● **TASK DIRECTIONS**: Produce the listing below again, exactly as shown.

● **COLLECTED DATA**:
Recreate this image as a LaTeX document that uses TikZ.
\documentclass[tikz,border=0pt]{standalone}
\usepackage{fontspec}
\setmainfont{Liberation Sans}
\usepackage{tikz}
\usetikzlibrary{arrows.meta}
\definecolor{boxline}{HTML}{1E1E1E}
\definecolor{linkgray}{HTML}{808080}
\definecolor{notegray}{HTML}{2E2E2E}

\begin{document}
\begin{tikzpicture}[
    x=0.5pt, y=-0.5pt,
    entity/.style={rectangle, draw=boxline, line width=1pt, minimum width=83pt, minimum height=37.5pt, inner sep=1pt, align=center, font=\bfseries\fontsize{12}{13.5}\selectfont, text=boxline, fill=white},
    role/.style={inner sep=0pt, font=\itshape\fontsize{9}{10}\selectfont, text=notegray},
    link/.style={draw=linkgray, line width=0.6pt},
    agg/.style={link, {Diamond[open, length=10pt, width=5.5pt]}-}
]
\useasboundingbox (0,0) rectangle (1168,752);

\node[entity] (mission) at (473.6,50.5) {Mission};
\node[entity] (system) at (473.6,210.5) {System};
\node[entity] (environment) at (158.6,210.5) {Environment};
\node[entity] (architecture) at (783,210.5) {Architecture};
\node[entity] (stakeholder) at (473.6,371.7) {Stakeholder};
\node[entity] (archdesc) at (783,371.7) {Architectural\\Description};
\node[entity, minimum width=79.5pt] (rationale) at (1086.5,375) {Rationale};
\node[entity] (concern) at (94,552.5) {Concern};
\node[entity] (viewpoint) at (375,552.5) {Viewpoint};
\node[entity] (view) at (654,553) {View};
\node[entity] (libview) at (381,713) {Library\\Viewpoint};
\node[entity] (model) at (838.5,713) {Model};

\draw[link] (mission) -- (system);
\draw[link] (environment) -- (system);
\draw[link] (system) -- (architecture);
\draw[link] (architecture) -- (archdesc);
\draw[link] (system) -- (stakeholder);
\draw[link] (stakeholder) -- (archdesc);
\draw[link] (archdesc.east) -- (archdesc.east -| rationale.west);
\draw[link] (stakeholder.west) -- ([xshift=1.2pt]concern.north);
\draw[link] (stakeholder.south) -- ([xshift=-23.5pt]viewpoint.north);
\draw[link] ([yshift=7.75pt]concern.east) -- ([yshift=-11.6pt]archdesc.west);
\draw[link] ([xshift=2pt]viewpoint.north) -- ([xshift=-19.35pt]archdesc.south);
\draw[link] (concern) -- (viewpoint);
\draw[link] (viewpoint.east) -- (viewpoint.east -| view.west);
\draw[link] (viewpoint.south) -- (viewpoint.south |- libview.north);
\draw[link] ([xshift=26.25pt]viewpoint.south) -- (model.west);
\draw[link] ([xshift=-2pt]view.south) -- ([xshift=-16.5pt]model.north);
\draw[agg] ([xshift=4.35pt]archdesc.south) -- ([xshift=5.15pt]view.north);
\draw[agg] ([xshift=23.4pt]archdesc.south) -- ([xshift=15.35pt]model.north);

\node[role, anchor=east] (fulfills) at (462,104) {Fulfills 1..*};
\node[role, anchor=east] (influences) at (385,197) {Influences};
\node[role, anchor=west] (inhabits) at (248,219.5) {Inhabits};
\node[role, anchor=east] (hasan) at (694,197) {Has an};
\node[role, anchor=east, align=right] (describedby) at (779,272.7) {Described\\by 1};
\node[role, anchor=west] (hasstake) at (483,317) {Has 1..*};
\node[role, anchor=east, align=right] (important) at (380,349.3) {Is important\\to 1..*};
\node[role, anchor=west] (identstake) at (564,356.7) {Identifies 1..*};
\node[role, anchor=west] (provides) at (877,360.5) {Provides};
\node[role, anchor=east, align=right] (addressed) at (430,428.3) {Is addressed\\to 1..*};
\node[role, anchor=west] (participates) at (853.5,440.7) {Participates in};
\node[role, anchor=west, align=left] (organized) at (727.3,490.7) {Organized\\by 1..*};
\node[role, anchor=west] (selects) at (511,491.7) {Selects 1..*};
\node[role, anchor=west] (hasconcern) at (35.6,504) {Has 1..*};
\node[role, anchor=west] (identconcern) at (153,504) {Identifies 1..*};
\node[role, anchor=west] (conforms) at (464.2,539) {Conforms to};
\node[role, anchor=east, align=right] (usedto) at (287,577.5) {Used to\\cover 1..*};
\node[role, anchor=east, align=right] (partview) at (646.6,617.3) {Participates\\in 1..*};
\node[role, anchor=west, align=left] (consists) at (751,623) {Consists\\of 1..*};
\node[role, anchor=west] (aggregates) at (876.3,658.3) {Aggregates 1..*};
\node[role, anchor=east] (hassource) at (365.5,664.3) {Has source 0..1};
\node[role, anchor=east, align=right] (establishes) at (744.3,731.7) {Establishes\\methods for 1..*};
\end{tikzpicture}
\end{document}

● **SOLUTION BELOW**:
Recreate this image as a LaTeX document that uses TikZ.
\documentclass[tikz,border=0pt]{standalone}
\usepackage{fontspec}
\setmainfont{Liberation Sans}
\usepackage{tikz}
\usetikzlibrary{arrows.meta}
\definecolor{boxline}{HTML}{1E1E1E}
\definecolor{linkgray}{HTML}{808080}
\definecolor{notegray}{HTML}{2E2E2E}

\begin{document}
\begin{tikzpicture}[
    x=0.5pt, y=-0.5pt,
    entity/.style={rectangle, draw=boxline, line width=1pt, minimum width=83pt, minimum height=37.5pt, inner sep=1pt, align=center, font=\bfseries\fontsize{12}{13.5}\selectfont, text=boxline, fill=white},
    role/.style={inner sep=0pt, font=\itshape\fontsize{9}{10}\selectfont, text=notegray},
    link/.style={draw=linkgray, line width=0.6pt},
    agg/.style={link, {Diamond[open, length=10pt, width=5.5pt]}-}
]
\useasboundingbox (0,0) rectangle (1168,752);

\node[entity] (mission) at (473.6,50.5) {Mission};
\node[entity] (system) at (473.6,210.5) {System};
\node[entity] (environment) at (158.6,210.5) {Environment};
\node[entity] (architecture) at (783,210.5) {Architecture};
\node[entity] (stakeholder) at (473.6,371.7) {Stakeholder};
\node[entity] (archdesc) at (783,371.7) {Architectural\\Description};
\node[entity, minimum width=79.5pt] (rationale) at (1086.5,375) {Rationale};
\node[entity] (concern) at (94,552.5) {Concern};
\node[entity] (viewpoint) at (375,552.5) {Viewpoint};
\node[entity] (view) at (654,553) {View};
\node[entity] (libview) at (381,713) {Library\\Viewpoint};
\node[entity] (model) at (838.5,713) {Model};

\draw[link] (mission) -- (system);
\draw[link] (environment) -- (system);
\draw[link] (system) -- (architecture);
\draw[link] (architecture) -- (archdesc);
\draw[link] (system) -- (stakeholder);
\draw[link] (stakeholder) -- (archdesc);
\draw[link] (archdesc.east) -- (archdesc.east -| rationale.west);
\draw[link] (stakeholder.west) -- ([xshift=1.2pt]concern.north);
\draw[link] (stakeholder.south) -- ([xshift=-23.5pt]viewpoint.north);
\draw[link] ([yshift=7.75pt]concern.east) -- ([yshift=-11.6pt]archdesc.west);
\draw[link] ([xshift=2pt]viewpoint.north) -- ([xshift=-19.35pt]archdesc.south);
\draw[link] (concern) -- (viewpoint);
\draw[link] (viewpoint.east) -- (viewpoint.east -| view.west);
\draw[link] (viewpoint.south) -- (viewpoint.south |- libview.north);
\draw[link] ([xshift=26.25pt]viewpoint.south) -- (model.west);
\draw[link] ([xshift=-2pt]view.south) -- ([xshift=-16.5pt]model.north);
\draw[agg] ([xshift=4.35pt]archdesc.south) -- ([xshift=5.15pt]view.north);
\draw[agg] ([xshift=23.4pt]archdesc.south) -- ([xshift=15.35pt]model.north);

\node[role, anchor=east] (fulfills) at (462,104) {Fulfills 1..*};
\node[role, anchor=east] (influences) at (385,197) {Influences};
\node[role, anchor=west] (inhabits) at (248,219.5) {Inhabits};
\node[role, anchor=east] (hasan) at (694,197) {Has an};
\node[role, anchor=east, align=right] (describedby) at (779,272.7) {Described\\by 1};
\node[role, anchor=west] (hasstake) at (483,317) {Has 1..*};
\node[role, anchor=east, align=right] (important) at (380,349.3) {Is important\\to 1..*};
\node[role, anchor=west] (identstake) at (564,356.7) {Identifies 1..*};
\node[role, anchor=west] (provides) at (877,360.5) {Provides};
\node[role, anchor=east, align=right] (addressed) at (430,428.3) {Is addressed\\to 1..*};
\node[role, anchor=west] (participates) at (853.5,440.7) {Participates in};
\node[role, anchor=west, align=left] (organized) at (727.3,490.7) {Organized\\by 1..*};
\node[role, anchor=west] (selects) at (511,491.7) {Selects 1..*};
\node[role, anchor=west] (hasconcern) at (35.6,504) {Has 1..*};
\node[role, anchor=west] (identconcern) at (153,504) {Identifies 1..*};
\node[role, anchor=west] (conforms) at (464.2,539) {Conforms to};
\node[role, anchor=east, align=right] (usedto) at (287,577.5) {Used to\\cover 1..*};
\node[role, anchor=east, align=right] (partview) at (646.6,617.3) {Participates\\in 1..*};
\node[role, anchor=west, align=left] (consists) at (751,623) {Consists\\of 1..*};
\node[role, anchor=west] (aggregates) at (876.3,658.3) {Aggregates 1..*};
\node[role, anchor=east] (hassource) at (365.5,664.3) {Has source 0..1};
\node[role, anchor=east, align=right] (establishes) at (744.3,731.7) {Establishes\\methods for 1..*};
\end{tikzpicture}
\end{document}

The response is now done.